**Records**
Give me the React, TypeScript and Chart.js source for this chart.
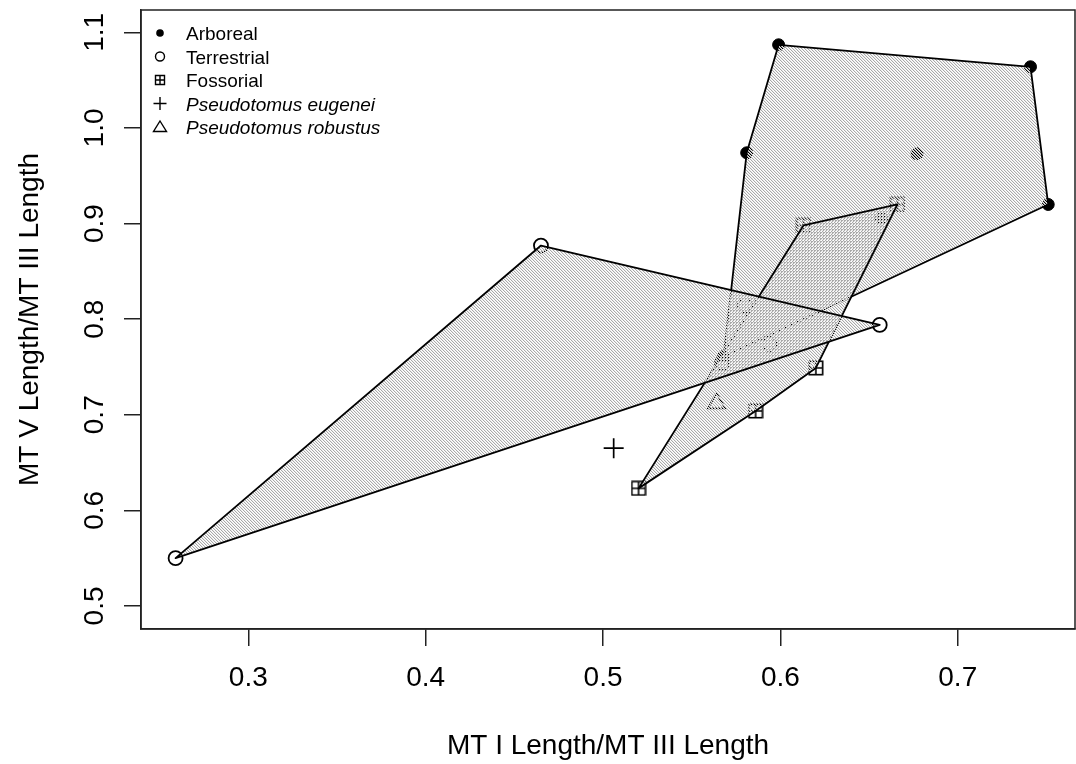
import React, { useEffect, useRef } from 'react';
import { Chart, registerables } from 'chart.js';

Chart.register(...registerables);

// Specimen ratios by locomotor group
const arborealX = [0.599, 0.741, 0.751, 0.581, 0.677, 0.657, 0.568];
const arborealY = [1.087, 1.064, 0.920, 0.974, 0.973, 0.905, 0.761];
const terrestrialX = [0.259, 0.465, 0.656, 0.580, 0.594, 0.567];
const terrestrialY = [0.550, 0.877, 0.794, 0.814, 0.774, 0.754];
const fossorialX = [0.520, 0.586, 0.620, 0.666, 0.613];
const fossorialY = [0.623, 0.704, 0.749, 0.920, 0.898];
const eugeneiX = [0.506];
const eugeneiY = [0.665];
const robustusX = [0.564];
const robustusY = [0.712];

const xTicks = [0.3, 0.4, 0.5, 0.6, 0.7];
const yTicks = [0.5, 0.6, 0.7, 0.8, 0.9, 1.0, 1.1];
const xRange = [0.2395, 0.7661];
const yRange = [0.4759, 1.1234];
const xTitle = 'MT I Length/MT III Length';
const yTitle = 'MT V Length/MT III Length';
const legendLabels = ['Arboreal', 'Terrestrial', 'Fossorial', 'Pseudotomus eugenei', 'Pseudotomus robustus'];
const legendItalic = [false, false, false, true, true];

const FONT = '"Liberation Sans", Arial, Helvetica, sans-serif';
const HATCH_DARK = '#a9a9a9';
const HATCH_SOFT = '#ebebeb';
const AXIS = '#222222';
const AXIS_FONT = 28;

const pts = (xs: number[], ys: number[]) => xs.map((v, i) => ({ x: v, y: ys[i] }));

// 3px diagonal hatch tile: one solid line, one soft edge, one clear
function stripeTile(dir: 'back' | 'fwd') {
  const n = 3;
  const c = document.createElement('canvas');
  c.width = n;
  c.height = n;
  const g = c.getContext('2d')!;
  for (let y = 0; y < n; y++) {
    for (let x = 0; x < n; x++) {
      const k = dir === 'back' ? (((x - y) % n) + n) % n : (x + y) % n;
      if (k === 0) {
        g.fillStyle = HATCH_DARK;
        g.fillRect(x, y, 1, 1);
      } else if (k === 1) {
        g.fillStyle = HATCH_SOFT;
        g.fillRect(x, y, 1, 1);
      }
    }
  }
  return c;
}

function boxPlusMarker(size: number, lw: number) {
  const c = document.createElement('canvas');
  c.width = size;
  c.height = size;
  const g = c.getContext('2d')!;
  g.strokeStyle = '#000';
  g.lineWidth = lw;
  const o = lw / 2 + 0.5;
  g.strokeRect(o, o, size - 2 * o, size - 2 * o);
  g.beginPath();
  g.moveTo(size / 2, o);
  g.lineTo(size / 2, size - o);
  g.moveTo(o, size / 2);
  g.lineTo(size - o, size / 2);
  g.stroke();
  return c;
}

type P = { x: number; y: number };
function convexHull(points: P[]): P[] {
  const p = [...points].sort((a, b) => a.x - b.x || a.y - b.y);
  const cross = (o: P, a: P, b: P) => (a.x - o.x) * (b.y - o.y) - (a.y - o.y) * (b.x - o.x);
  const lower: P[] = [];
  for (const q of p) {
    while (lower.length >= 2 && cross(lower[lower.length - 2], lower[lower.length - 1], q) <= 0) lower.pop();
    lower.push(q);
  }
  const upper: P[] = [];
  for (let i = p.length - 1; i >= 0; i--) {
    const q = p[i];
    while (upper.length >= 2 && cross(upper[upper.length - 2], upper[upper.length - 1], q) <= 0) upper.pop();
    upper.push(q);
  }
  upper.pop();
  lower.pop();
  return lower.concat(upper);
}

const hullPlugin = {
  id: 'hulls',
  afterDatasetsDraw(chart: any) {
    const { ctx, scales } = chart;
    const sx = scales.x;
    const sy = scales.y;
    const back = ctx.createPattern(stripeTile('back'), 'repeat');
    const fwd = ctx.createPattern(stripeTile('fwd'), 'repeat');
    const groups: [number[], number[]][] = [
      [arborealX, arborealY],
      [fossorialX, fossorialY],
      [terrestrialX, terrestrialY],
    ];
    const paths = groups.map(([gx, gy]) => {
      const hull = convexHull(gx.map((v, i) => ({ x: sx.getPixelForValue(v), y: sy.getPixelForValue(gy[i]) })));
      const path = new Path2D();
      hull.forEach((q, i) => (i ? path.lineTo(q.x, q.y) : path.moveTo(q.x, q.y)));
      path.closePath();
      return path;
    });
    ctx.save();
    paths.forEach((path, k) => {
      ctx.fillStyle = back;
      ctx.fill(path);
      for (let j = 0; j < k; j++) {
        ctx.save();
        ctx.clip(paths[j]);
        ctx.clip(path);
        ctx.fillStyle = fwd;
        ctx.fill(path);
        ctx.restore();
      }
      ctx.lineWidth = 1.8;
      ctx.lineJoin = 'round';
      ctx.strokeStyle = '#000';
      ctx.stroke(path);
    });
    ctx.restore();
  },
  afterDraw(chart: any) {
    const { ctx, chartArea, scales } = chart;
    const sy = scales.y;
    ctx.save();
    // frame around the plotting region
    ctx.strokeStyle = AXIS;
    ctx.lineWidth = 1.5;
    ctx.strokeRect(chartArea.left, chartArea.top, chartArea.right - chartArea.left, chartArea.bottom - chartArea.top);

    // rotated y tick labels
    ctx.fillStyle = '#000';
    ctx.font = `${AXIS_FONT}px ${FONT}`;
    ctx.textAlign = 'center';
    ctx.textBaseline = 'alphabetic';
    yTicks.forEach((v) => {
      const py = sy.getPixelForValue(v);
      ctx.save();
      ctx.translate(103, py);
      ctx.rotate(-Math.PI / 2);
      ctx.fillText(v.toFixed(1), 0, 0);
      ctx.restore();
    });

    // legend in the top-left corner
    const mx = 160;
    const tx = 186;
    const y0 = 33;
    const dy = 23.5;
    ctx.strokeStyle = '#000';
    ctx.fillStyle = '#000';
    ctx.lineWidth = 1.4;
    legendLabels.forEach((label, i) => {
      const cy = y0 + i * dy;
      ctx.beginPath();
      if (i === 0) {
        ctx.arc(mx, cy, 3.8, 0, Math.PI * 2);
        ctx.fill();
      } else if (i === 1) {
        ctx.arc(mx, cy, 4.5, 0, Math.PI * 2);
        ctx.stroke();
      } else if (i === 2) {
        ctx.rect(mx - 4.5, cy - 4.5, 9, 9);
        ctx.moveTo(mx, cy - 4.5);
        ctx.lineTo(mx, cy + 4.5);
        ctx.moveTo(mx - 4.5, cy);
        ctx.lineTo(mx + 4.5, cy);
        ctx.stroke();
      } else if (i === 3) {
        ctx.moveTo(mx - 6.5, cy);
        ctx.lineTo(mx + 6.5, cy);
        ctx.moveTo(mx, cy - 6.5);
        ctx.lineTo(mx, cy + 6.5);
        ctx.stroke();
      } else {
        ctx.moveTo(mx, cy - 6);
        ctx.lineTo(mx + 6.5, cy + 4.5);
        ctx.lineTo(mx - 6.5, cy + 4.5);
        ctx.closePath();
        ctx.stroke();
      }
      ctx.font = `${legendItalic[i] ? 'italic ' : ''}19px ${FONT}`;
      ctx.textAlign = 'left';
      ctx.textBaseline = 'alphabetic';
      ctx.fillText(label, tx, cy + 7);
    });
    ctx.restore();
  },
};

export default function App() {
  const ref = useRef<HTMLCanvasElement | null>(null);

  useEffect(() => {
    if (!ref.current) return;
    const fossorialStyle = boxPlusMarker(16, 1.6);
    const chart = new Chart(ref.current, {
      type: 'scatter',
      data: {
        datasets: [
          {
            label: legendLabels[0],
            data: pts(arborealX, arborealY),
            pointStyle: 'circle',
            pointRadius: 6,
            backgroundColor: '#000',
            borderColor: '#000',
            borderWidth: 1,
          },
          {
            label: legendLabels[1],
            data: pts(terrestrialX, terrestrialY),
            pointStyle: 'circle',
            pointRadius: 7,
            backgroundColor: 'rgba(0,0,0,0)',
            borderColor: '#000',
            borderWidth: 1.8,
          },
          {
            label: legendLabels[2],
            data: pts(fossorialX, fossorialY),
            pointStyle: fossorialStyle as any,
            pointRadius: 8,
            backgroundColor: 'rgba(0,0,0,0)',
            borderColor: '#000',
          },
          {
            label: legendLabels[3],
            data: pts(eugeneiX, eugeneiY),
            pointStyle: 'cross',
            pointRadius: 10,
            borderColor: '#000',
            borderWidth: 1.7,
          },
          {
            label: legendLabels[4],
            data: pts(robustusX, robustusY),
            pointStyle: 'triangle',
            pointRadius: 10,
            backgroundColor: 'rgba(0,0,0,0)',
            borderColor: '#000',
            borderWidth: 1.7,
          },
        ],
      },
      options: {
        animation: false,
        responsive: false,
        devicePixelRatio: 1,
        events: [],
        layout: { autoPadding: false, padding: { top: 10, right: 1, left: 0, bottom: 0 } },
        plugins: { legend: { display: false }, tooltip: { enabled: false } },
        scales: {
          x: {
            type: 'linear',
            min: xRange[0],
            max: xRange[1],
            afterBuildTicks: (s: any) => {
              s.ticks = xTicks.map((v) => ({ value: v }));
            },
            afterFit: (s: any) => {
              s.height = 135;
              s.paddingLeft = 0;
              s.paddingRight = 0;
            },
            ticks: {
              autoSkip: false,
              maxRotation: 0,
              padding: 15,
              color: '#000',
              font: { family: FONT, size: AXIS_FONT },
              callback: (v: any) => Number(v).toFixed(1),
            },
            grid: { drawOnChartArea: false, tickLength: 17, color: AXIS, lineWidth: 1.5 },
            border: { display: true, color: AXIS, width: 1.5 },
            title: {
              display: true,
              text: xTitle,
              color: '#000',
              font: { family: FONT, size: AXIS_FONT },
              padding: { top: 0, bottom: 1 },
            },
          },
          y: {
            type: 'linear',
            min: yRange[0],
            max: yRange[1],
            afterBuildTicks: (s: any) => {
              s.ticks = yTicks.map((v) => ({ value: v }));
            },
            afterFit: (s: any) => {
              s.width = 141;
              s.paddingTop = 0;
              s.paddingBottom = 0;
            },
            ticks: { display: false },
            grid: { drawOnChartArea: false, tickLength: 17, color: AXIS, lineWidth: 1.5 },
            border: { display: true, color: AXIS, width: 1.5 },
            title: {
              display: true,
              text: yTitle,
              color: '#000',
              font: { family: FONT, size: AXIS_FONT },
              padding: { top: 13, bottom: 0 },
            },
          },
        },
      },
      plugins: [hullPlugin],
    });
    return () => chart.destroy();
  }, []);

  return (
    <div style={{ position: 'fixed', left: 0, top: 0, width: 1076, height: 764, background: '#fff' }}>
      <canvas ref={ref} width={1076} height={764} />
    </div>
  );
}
...
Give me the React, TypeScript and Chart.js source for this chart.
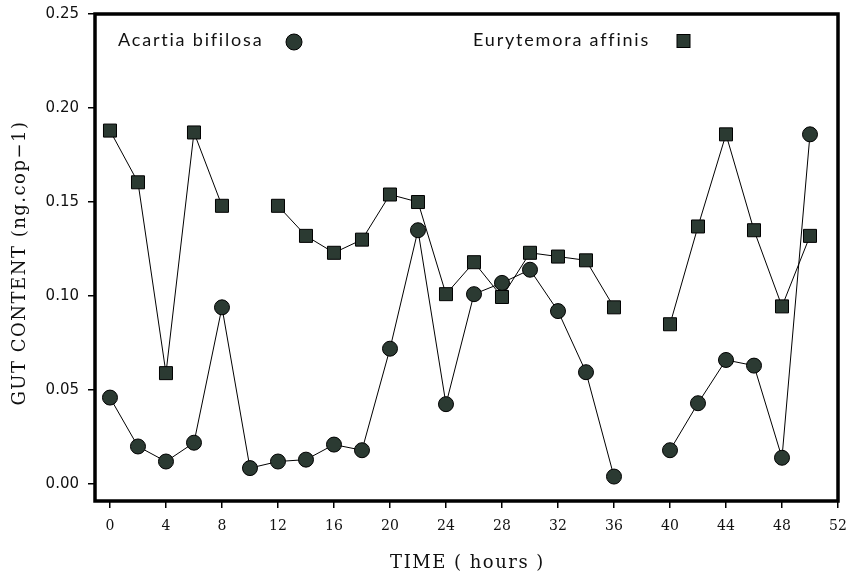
---
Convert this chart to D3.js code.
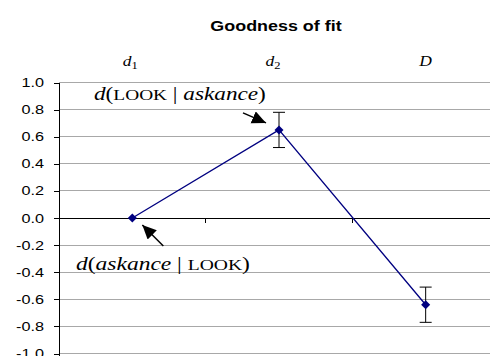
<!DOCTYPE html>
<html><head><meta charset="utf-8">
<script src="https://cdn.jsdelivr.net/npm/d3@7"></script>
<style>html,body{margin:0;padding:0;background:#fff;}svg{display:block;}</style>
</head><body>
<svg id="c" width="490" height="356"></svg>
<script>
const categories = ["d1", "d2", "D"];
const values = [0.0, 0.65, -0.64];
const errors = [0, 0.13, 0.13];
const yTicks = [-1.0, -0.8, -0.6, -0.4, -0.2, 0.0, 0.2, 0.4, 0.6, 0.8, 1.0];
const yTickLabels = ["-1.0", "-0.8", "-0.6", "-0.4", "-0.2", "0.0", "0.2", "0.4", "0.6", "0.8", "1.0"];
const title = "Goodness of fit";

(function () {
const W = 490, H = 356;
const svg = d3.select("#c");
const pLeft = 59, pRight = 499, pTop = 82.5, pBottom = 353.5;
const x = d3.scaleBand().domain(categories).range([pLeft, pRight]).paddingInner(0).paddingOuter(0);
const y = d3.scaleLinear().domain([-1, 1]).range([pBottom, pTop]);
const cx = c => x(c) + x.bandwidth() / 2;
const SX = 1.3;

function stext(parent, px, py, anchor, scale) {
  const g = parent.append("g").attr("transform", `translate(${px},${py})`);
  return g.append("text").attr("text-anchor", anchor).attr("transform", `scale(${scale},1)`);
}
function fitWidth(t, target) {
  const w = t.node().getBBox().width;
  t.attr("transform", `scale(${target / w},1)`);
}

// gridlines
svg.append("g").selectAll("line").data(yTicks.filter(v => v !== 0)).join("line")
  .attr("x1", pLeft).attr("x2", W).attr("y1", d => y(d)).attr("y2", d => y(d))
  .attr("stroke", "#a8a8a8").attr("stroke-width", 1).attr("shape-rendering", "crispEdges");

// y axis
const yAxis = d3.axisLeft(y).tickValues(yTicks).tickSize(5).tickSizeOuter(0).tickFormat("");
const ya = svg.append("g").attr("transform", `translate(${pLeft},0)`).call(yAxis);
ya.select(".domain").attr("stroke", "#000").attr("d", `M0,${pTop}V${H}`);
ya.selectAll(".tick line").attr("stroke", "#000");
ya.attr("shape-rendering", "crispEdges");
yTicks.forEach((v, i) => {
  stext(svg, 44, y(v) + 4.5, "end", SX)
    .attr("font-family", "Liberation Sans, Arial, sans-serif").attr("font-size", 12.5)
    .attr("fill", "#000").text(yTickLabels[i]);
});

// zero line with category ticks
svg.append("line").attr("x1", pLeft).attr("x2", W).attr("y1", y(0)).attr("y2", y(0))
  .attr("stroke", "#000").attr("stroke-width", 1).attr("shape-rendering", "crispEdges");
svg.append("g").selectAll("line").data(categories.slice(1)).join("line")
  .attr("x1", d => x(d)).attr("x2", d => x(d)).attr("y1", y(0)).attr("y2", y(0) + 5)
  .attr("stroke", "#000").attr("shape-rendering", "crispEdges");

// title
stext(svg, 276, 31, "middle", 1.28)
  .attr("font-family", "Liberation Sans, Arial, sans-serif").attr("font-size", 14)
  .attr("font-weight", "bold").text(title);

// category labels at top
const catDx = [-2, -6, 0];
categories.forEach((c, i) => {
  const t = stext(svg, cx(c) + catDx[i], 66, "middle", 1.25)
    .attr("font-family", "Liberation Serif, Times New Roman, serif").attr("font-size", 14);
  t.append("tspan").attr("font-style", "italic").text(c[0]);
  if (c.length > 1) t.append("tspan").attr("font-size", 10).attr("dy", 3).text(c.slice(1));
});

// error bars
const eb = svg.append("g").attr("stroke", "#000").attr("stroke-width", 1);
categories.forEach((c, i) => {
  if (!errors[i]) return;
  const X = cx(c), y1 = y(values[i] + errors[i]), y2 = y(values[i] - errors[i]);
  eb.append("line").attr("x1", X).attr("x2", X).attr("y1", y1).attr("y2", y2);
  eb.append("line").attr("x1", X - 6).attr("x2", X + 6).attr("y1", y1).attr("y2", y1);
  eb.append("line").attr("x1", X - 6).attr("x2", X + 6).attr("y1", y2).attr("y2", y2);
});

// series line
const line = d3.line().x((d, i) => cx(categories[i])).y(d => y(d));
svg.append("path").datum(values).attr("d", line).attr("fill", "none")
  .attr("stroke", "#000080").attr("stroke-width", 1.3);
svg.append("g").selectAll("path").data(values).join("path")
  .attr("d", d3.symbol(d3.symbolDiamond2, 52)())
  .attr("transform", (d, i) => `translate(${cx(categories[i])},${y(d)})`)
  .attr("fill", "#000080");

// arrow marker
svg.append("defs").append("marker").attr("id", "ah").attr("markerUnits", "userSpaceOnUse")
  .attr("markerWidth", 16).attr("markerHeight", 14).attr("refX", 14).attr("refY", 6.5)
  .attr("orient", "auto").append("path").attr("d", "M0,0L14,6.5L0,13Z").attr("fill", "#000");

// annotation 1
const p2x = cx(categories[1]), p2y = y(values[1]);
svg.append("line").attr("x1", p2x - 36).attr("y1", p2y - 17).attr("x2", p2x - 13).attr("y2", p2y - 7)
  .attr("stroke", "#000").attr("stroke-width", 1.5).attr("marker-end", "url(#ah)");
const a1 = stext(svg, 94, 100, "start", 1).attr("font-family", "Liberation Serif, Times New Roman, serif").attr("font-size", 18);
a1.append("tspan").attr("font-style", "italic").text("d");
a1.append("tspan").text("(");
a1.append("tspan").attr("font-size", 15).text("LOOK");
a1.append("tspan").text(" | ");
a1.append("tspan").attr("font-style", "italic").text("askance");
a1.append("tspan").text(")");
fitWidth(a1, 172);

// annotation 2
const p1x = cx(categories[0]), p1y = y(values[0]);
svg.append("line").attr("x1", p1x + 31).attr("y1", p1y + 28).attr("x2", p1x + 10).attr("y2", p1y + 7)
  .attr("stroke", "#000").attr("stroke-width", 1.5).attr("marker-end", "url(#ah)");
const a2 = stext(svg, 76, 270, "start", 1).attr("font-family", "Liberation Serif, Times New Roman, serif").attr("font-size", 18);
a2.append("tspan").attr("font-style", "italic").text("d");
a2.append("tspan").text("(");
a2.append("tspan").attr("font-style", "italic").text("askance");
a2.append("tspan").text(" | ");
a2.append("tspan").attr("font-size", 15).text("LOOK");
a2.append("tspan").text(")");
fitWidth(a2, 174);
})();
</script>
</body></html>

**Prompt**
Make an exact copy of the lines from the one that contains "Convert this chart to D3.js code." through the one that contains "const SX = 1.3;", both included, and no other lines. Pictures are skipped.

**Output of the task**
Convert this chart to D3.js code.
<!DOCTYPE html>
<html><head><meta charset="utf-8">
<script src="https://cdn.jsdelivr.net/npm/d3@7"></script>
<style>html,body{margin:0;padding:0;background:#fff;}svg{display:block;}</style>
</head><body>
<svg id="c" width="490" height="356"></svg>
<script>
const categories = ["d1", "d2", "D"];
const values = [0.0, 0.65, -0.64];
const errors = [0, 0.13, 0.13];
const yTicks = [-1.0, -0.8, -0.6, -0.4, -0.2, 0.0, 0.2, 0.4, 0.6, 0.8, 1.0];
const yTickLabels = ["-1.0", "-0.8", "-0.6", "-0.4", "-0.2", "0.0", "0.2", "0.4", "0.6", "0.8", "1.0"];
const title = "Goodness of fit";

(function () {
const W = 490, H = 356;
const svg = d3.select("#c");
const pLeft = 59, pRight = 499, pTop = 82.5, pBottom = 353.5;
const x = d3.scaleBand().domain(categories).range([pLeft, pRight]).paddingInner(0).paddingOuter(0);
const y = d3.scaleLinear().domain([-1, 1]).range([pBottom, pTop]);
const cx = c => x(c) + x.bandwidth() / 2;
const SX = 1.3;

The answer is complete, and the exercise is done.